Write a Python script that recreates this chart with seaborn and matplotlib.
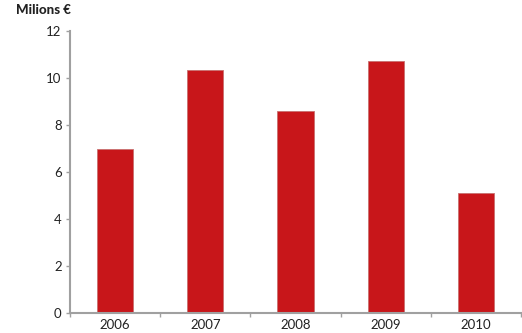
import matplotlib
matplotlib.use("Agg")
import matplotlib.pyplot as plt
import seaborn as sns
import pandas as pd
from matplotlib.ticker import FixedLocator

years = ["2006", "2007", "2008", "2009", "2010"]
values = [6.96, 10.34, 8.58, 10.73, 5.08]
y_ticks = [0, 2, 4, 6, 8, 10, 12]
unit_label = "Milions €"

sns.set_theme(style="white")
plt.rcParams['font.family'] = ['Lato', 'DejaVu Sans']

df = pd.DataFrame({"year": years, "value": values})

fig = plt.figure(figsize=(5.22, 3.33), dpi=100)
ax = fig.add_axes([70/522, 1-312.5/333, (521-70)/522, (312.5-31)/333])

sns.barplot(data=df, x="year", y="value", color="#C8161A", width=0.4,
            saturation=1, edgecolor="#C87070", linewidth=0.6, ax=ax)

ax.set_xlim(-0.5, 4.5)
ax.set_ylim(0, 12)
ax.set_yticks(y_ticks)
ax.set_yticklabels([str(t) for t in y_ticks])
ax.set_xlabel("")
ax.set_ylabel("")

ax.xaxis.set_minor_locator(FixedLocator([i - 0.5 for i in range(len(years) + 1)]))
ax.tick_params(axis="x", which="major", length=0, pad=5, labelsize=9.5, labelcolor="#222222")
ax.tick_params(axis="x", which="minor", length=3, width=1, color="#A0A0A0", direction="out", bottom=True)
ax.tick_params(axis="y", which="major", length=3, width=1, color="#A0A0A0", direction="out", left=True,
               labelsize=9.5, labelcolor="#222222", pad=3)

for s in ["top", "right"]:
    ax.spines[s].set_visible(False)
for s in ["left", "bottom"]:
    ax.spines[s].set_color("#A0A0A0")
    ax.spines[s].set_linewidth(1.5)

fig.text(16/522, 1-10/333, unit_label, fontsize=9.5, fontweight="black", color="#222222",
         ha="left", va="center")

fig.savefig("out.png", dpi=100)
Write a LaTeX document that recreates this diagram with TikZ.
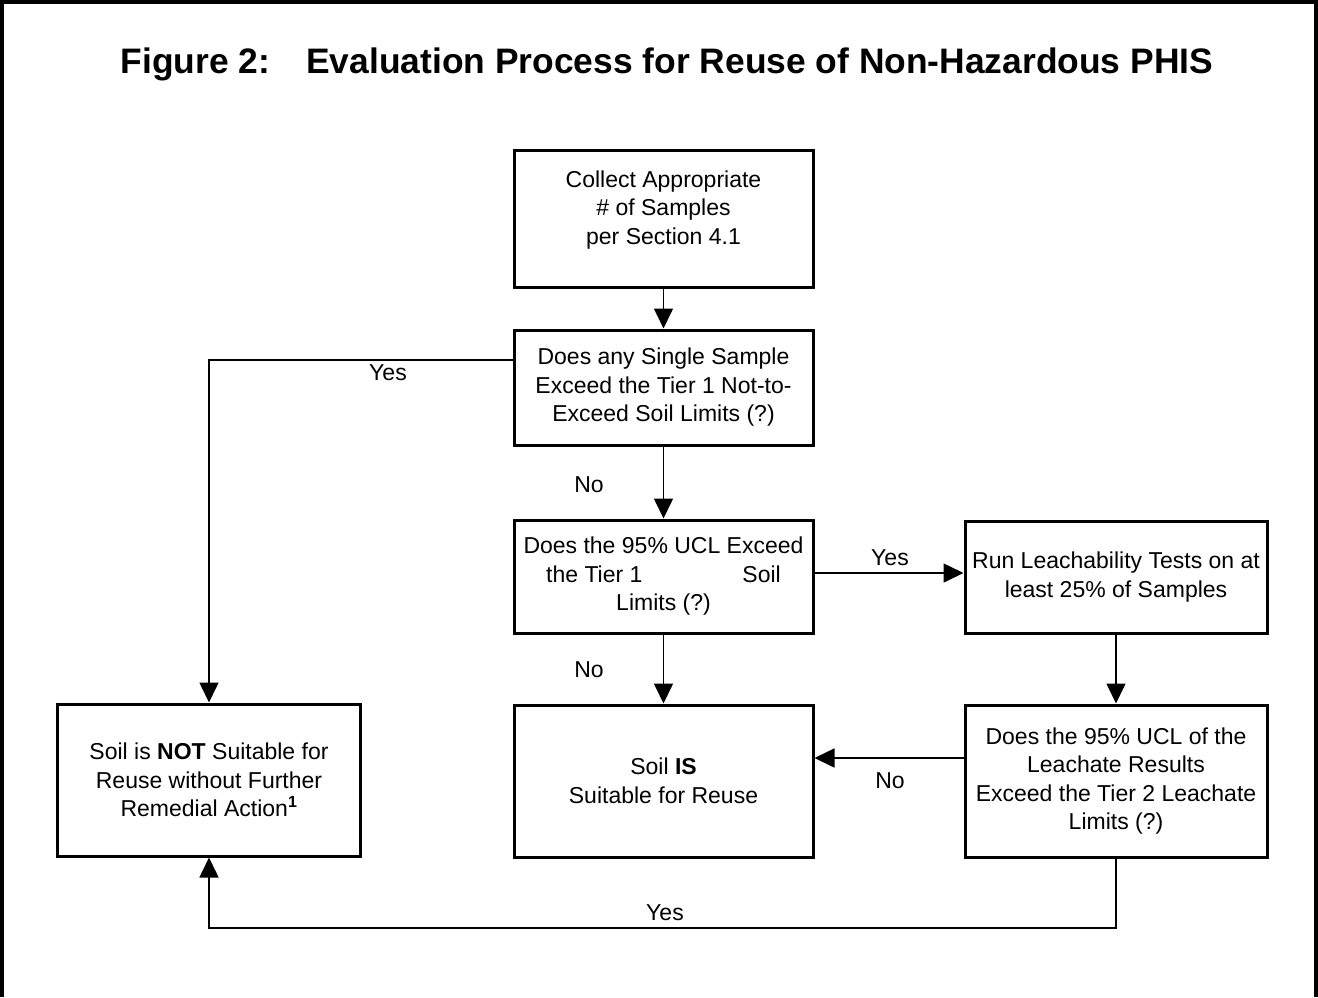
\documentclass[tikz,border=0pt]{standalone}
\usepackage{fontspec}
\setmainfont{Liberation Sans}
\usetikzlibrary{arrows.meta,calc}
\begin{document}
\begin{tikzpicture}[x=1pt,y=-1pt,
  box/.style={draw,line width=3pt,align=center,inner sep=2pt,
    font=\fontsize{23}{28.5}\selectfont},
  conn/.style={line width=1.6pt},
  arr/.style={conn,-{Triangle[length=20pt,width=19pt]}},
  lbl/.style={font=\fontsize{23}{28}\selectfont,inner sep=0pt}]
\useasboundingbox (0,0) rectangle (1318,997);
\draw[line width=4pt] (2,997) -- (2,2) -- (1316,2) -- (1316,997);
\node[font=\bfseries\fontsize{35.4}{40}\selectfont] (title) at (667,64)
  {Figure 2:\hspace{36pt}Evaluation Process for Reuse of Non-Hazardous PHIS};
\node[box,minimum width=299pt,minimum height=137pt] (b1) at (663.5,218.5)
  {Collect Appropriate\\\# of Samples\\per Section 4.1\\[-6pt]\mbox{}};
\node[box,minimum width=299pt,minimum height=115pt] (b2) at (663.5,387.5)
  {Does any Single Sample\\Exceed the Tier 1 Not-to-\\Exceed Soil Limits (?)};
\node[box,minimum width=299pt,minimum height=113pt] (b3) at (663.5,576.5)
  {Does the 95\% UCL Exceed\\the Tier 1\hspace{100pt}Soil\\Limits (?)};
\node[box,minimum width=302pt,minimum height=112pt] (b4) at (1116,577)
  {Run Leachability Tests on at\\least 25\% of Samples};
\node[box,minimum width=299pt,minimum height=152pt] (b5) at (663.5,781)
  {Soil \textbf{IS}\\Suitable for Reuse};
\node[box,minimum width=302pt,minimum height=152pt] (b6) at (1116,781)
  {Does the 95\% UCL of the\\Leachate Results\\Exceed the Tier 2 Leachate\\Limits (?)};
\node[box,minimum width=303pt,minimum height=152pt] (b7) at (209,780)
  {Soil is \textbf{NOT} Suitable for\\Reuse without Further\\Remedial Action\textsuperscript{\textbf{1}}};
\coordinate (yesrow) at (0,360);
\coordinate (ucrow) at (0,573);
\coordinate (norow) at (0,758);
\coordinate (botrow) at (0,928);
\draw[arr] (b1) -- (b2);
\draw[arr] (b2.west |- yesrow) -| (b7.north);
\draw[arr] (b2) -- (b3);
\draw[arr] (b3.east |- ucrow) -- (b4.west |- ucrow);
\draw[arr] (b3) -- (b5);
\draw[arr] (b4) -- (b6);
\draw[arr] (b6.west |- norow) -- (b5.east |- norow);
\draw[arr] (b6.south) -- (b6.south |- botrow) -| (b7.south);
\node[lbl] (l1) at (388,373) {Yes};
\node[lbl] (l2) at (589,485) {No};
\node[lbl] (l3) at (890,558) {Yes};
\node[lbl] (l4) at (589,670) {No};
\node[lbl] (l5) at (890,781) {No};
\node[lbl] (l6) at (665,913) {Yes};
\end{tikzpicture}
\end{document}
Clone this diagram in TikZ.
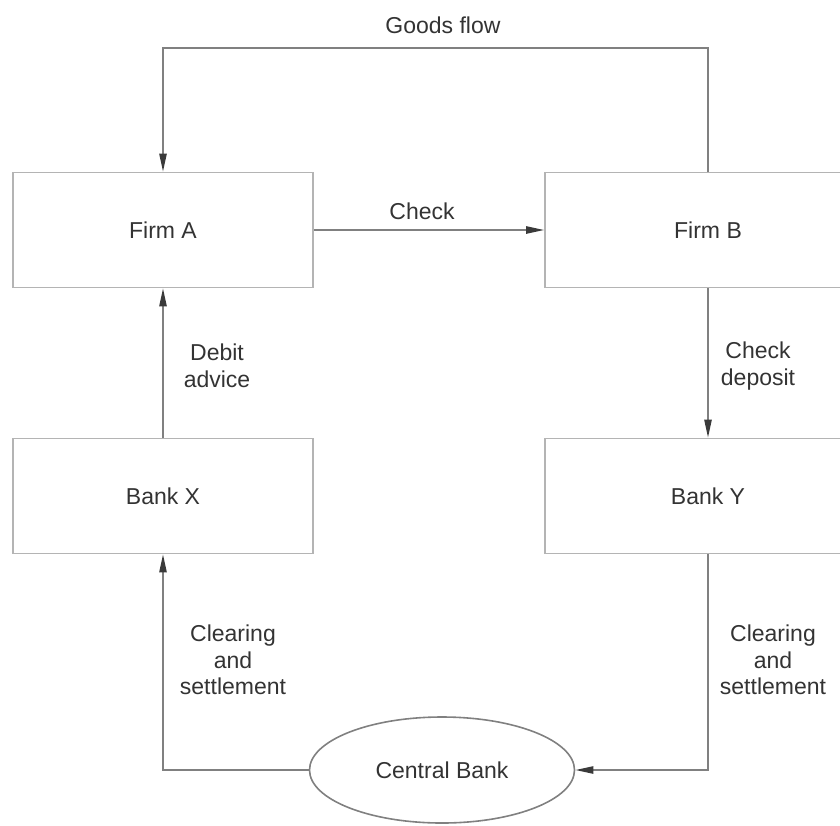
\documentclass[tikz,border=0pt]{standalone}
\usepackage{fontspec}
\setmainfont{Liberation Sans}
\usetikzlibrary{shapes.geometric,arrows.meta}
\definecolor{ink}{HTML}{333333}
\definecolor{wire}{HTML}{808080}
\definecolor{edge}{HTML}{B4B4B4}
\definecolor{tipink}{HTML}{3A3A3A}
\tikzset{
  x=0.5pt, y=-0.5pt,
  every node/.style={font=\fontsize{11.5}{13.3}\selectfont, text=ink},
  actor/.style={draw=edge, line width=0.8pt, rectangle, minimum height=57.5pt, inner sep=0pt},
  hub/.style={draw=wire, line width=0.8pt, ellipse, minimum width=132.5pt, minimum height=53pt, inner sep=0pt},
  flow/.style={draw=wire, line width=0.9pt, -{Triangle[width=3.6pt, length=9pt, color=tipink]}},
  tag/.style={align=center, inner sep=0pt}
}
\begin{document}
\begin{tikzpicture}
\useasboundingbox (0,0) rectangle (840,825);
% parties and banks
\node[actor, minimum width=150pt] (fa) at (163,230) {Firm A};
\node[actor, minimum width=163pt] (fb) at (708,230) {Firm B};
\node[actor, minimum width=150pt] (bx) at (163,496) {Bank X};
\node[actor, minimum width=163pt] (by) at (708,496) {Bank Y};
\node[hub] (cb) at (442,770) {Central Bank};
% flows between them
\draw[flow] (fb.north) -- ++(0,-124) -| (fa.north);
\draw[flow] (fa.east) -- (fb.west);
\draw[flow] (bx.north) -- (fa.south);
\draw[flow] (fb.south) -- (by.north);
\draw[flow] (by.south) |- (cb.east);
\draw[flow] (cb.west) -| (bx.south);
% labels on the flows
\node[tag] (lgoods) at (443,25) {Goods flow};
\node[tag] (lcheck) at (422,211) {Check};
\node[tag] (ldebit) at (217,366) {Debit\\advice};
\node[tag] (ldep) at (758,366) {Check\\deposit};
\node[tag] (lclx) at (233,660) {Clearing\\and\\settlement};
\node[tag] (lcly) at (773,660) {Clearing\\and\\settlement};
\end{tikzpicture}
\end{document}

● Work to complete
All the lines above are to be reproduced exactly, except the pictures.

● Task result
Write a Python script that recreates this chart with seaborn and matplotlib.
import matplotlib
matplotlib.use("Agg")
import matplotlib.pyplot as plt
import seaborn as sns
import pandas as pd
from matplotlib.ticker import FixedLocator

years = ["2006", "2007", "2008", "2009", "2010"]
values = [6.96, 10.34, 8.58, 10.73, 5.08]
y_ticks = [0, 2, 4, 6, 8, 10, 12]
unit_label = "Milions €"

sns.set_theme(style="white")
plt.rcParams['font.family'] = ['Lato', 'DejaVu Sans']

df = pd.DataFrame({"year": years, "value": values})

fig = plt.figure(figsize=(5.22, 3.33), dpi=100)
ax = fig.add_axes([70/522, 1-312.5/333, (521-70)/522, (312.5-31)/333])

sns.barplot(data=df, x="year", y="value", color="#C8161A", width=0.4,
            saturation=1, edgecolor="#C87070", linewidth=0.6, ax=ax)

ax.set_xlim(-0.5, 4.5)
ax.set_ylim(0, 12)
ax.set_yticks(y_ticks)
ax.set_yticklabels([str(t) for t in y_ticks])
ax.set_xlabel("")
ax.set_ylabel("")

ax.xaxis.set_minor_locator(FixedLocator([i - 0.5 for i in range(len(years) + 1)]))
ax.tick_params(axis="x", which="major", length=0, pad=5, labelsize=9.5, labelcolor="#222222")
ax.tick_params(axis="x", which="minor", length=3, width=1, color="#A0A0A0", direction="out", bottom=True)
ax.tick_params(axis="y", which="major", length=3, width=1, color="#A0A0A0", direction="out", left=True,
               labelsize=9.5, labelcolor="#222222", pad=3)

for s in ["top", "right"]:
    ax.spines[s].set_visible(False)
for s in ["left", "bottom"]:
    ax.spines[s].set_color("#A0A0A0")
    ax.spines[s].set_linewidth(1.5)

fig.text(16/522, 1-10/333, unit_label, fontsize=9.5, fontweight="black", color="#222222",
         ha="left", va="center")

fig.savefig("out.png", dpi=100)
Write a LaTeX document that recreates this diagram with TikZ.
\documentclass[tikz,border=0pt]{standalone}
\usepackage{fontspec}
\setmainfont{Liberation Sans}
\usetikzlibrary{arrows.meta,calc}
\begin{document}
\begin{tikzpicture}[x=1pt,y=-1pt,
  box/.style={draw,line width=3pt,align=center,inner sep=2pt,
    font=\fontsize{23}{28.5}\selectfont},
  conn/.style={line width=1.6pt},
  arr/.style={conn,-{Triangle[length=20pt,width=19pt]}},
  lbl/.style={font=\fontsize{23}{28}\selectfont,inner sep=0pt}]
\useasboundingbox (0,0) rectangle (1318,997);
\draw[line width=4pt] (2,997) -- (2,2) -- (1316,2) -- (1316,997);
\node[font=\bfseries\fontsize{35.4}{40}\selectfont] (title) at (667,64)
  {Figure 2:\hspace{36pt}Evaluation Process for Reuse of Non-Hazardous PHIS};
\node[box,minimum width=299pt,minimum height=137pt] (b1) at (663.5,218.5)
  {Collect Appropriate\\\# of Samples\\per Section 4.1\\[-6pt]\mbox{}};
\node[box,minimum width=299pt,minimum height=115pt] (b2) at (663.5,387.5)
  {Does any Single Sample\\Exceed the Tier 1 Not-to-\\Exceed Soil Limits (?)};
\node[box,minimum width=299pt,minimum height=113pt] (b3) at (663.5,576.5)
  {Does the 95\% UCL Exceed\\the Tier 1\hspace{100pt}Soil\\Limits (?)};
\node[box,minimum width=302pt,minimum height=112pt] (b4) at (1116,577)
  {Run Leachability Tests on at\\least 25\% of Samples};
\node[box,minimum width=299pt,minimum height=152pt] (b5) at (663.5,781)
  {Soil \textbf{IS}\\Suitable for Reuse};
\node[box,minimum width=302pt,minimum height=152pt] (b6) at (1116,781)
  {Does the 95\% UCL of the\\Leachate Results\\Exceed the Tier 2 Leachate\\Limits (?)};
\node[box,minimum width=303pt,minimum height=152pt] (b7) at (209,780)
  {Soil is \textbf{NOT} Suitable for\\Reuse without Further\\Remedial Action\textsuperscript{\textbf{1}}};
\coordinate (yesrow) at (0,360);
\coordinate (ucrow) at (0,573);
\coordinate (norow) at (0,758);
\coordinate (botrow) at (0,928);
\draw[arr] (b1) -- (b2);
\draw[arr] (b2.west |- yesrow) -| (b7.north);
\draw[arr] (b2) -- (b3);
\draw[arr] (b3.east |- ucrow) -- (b4.west |- ucrow);
\draw[arr] (b3) -- (b5);
\draw[arr] (b4) -- (b6);
\draw[arr] (b6.west |- norow) -- (b5.east |- norow);
\draw[arr] (b6.south) -- (b6.south |- botrow) -| (b7.south);
\node[lbl] (l1) at (388,373) {Yes};
\node[lbl] (l2) at (589,485) {No};
\node[lbl] (l3) at (890,558) {Yes};
\node[lbl] (l4) at (589,670) {No};
\node[lbl] (l5) at (890,781) {No};
\node[lbl] (l6) at (665,913) {Yes};
\end{tikzpicture}
\end{document}
Clone this diagram in TikZ.
\documentclass[tikz,border=0pt]{standalone}
\usepackage{fontspec}
\setmainfont{Liberation Sans}
\usetikzlibrary{shapes.geometric,arrows.meta}
\definecolor{ink}{HTML}{333333}
\definecolor{wire}{HTML}{808080}
\definecolor{edge}{HTML}{B4B4B4}
\definecolor{tipink}{HTML}{3A3A3A}
\tikzset{
  x=0.5pt, y=-0.5pt,
  every node/.style={font=\fontsize{11.5}{13.3}\selectfont, text=ink},
  actor/.style={draw=edge, line width=0.8pt, rectangle, minimum height=57.5pt, inner sep=0pt},
  hub/.style={draw=wire, line width=0.8pt, ellipse, minimum width=132.5pt, minimum height=53pt, inner sep=0pt},
  flow/.style={draw=wire, line width=0.9pt, -{Triangle[width=3.6pt, length=9pt, color=tipink]}},
  tag/.style={align=center, inner sep=0pt}
}
\begin{document}
\begin{tikzpicture}
\useasboundingbox (0,0) rectangle (840,825);
% parties and banks
\node[actor, minimum width=150pt] (fa) at (163,230) {Firm A};
\node[actor, minimum width=163pt] (fb) at (708,230) {Firm B};
\node[actor, minimum width=150pt] (bx) at (163,496) {Bank X};
\node[actor, minimum width=163pt] (by) at (708,496) {Bank Y};
\node[hub] (cb) at (442,770) {Central Bank};
% flows between them
\draw[flow] (fb.north) -- ++(0,-124) -| (fa.north);
\draw[flow] (fa.east) -- (fb.west);
\draw[flow] (bx.north) -- (fa.south);
\draw[flow] (fb.south) -- (by.north);
\draw[flow] (by.south) |- (cb.east);
\draw[flow] (cb.west) -| (bx.south);
% labels on the flows
\node[tag] (lgoods) at (443,25) {Goods flow};
\node[tag] (lcheck) at (422,211) {Check};
\node[tag] (ldebit) at (217,366) {Debit\\advice};
\node[tag] (ldep) at (758,366) {Check\\deposit};
\node[tag] (lclx) at (233,660) {Clearing\\and\\settlement};
\node[tag] (lcly) at (773,660) {Clearing\\and\\settlement};
\end{tikzpicture}
\end{document}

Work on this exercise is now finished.